2. Social sharing — referrals spread like wildfire inside Telegram groups.
3. The tease of “real money later” — the possibility of your taps becoming actual crypto gave people a reason to keep coming back.
It wasn’t a DeFi deep-dive, it was a Trojan horse for blockchain adoption — sneakily teaching millions how wallets, tokens, and swaps worked without overwhelming them.
The Risks Nobody Should Ignore
Notcoin’s rise is a great case study in how fast Web3 hype can spread — and how quickly prices can drop once tokens are live. The things to keep in mind:
Speculative Hype — Most people played for fun, but those expecting life-changing payouts often learned that crypto prices can fall faster than they rise.

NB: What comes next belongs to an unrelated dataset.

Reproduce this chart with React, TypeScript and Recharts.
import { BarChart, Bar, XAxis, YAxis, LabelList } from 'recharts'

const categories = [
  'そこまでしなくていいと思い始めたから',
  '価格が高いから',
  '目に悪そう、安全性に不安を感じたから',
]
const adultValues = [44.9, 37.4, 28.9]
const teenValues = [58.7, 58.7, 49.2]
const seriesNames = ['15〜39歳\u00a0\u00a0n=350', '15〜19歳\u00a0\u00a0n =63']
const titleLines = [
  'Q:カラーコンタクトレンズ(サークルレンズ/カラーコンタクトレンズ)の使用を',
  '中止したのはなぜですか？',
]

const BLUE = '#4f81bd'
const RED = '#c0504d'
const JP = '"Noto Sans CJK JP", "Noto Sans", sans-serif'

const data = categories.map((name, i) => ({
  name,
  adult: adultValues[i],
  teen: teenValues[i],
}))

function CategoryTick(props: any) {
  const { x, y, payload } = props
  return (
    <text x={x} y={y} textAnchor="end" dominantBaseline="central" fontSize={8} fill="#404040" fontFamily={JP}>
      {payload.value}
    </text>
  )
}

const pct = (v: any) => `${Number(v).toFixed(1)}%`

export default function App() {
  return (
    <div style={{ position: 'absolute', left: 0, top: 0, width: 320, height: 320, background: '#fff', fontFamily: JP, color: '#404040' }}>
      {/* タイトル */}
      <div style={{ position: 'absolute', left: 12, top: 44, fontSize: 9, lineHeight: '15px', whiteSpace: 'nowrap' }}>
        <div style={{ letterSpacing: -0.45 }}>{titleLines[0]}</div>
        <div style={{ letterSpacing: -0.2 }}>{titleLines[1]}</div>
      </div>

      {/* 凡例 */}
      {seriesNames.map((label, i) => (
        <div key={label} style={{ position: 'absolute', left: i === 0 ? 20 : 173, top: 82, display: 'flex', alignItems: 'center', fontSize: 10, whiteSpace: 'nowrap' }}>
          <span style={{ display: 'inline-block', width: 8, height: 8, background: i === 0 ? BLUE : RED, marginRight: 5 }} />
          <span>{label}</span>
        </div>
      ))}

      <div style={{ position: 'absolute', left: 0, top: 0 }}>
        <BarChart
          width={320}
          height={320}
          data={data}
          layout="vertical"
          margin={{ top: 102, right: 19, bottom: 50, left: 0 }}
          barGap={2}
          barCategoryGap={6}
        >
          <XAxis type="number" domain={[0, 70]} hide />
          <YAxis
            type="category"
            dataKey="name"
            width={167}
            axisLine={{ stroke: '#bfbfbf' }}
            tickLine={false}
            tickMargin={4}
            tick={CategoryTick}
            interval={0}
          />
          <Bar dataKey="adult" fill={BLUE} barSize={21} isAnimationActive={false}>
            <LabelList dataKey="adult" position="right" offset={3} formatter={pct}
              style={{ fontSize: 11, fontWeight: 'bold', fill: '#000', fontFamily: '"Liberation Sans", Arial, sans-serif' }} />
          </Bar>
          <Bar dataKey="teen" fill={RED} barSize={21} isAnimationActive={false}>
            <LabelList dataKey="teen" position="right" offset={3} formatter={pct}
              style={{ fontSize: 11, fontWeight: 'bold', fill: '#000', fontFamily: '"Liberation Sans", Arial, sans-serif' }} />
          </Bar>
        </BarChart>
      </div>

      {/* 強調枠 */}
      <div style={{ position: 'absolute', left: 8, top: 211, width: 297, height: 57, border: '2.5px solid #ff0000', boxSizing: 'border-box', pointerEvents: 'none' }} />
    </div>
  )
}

Full Supply at Launch — No vesting means liquidity, but also a flood of sellers.
Minimal Docs — The “blank whitepaper” was part of the brand, but it also means you had to trust the process without much official technical detail.
Where Notcoin Is Headed Now
Open Builders say Notcoin is just the beginning. The goal now is to turn it into a full Web3 gaming hub inside Telegram — onboarding new games, rewarding players with crypto, and keeping that huge audience active in the TON ecosystem.
If they can keep building games that are as easy to pick up as the original Notcoin, they might have found the secret sauce for mainstream blockchain gaming.
Final Thoughts
Notcoin wasn’t “just a game” — it was an experiment in mass adoption. In a matter of months, it brought more people into crypto than many polished blockchain projects have managed in years.
It’s a reminder that sometimes, it’s not about how complex or innovative your tech is — it’s about making it stupidly simple for people to try. And in crypto, that can be worth billions… at least for a moment.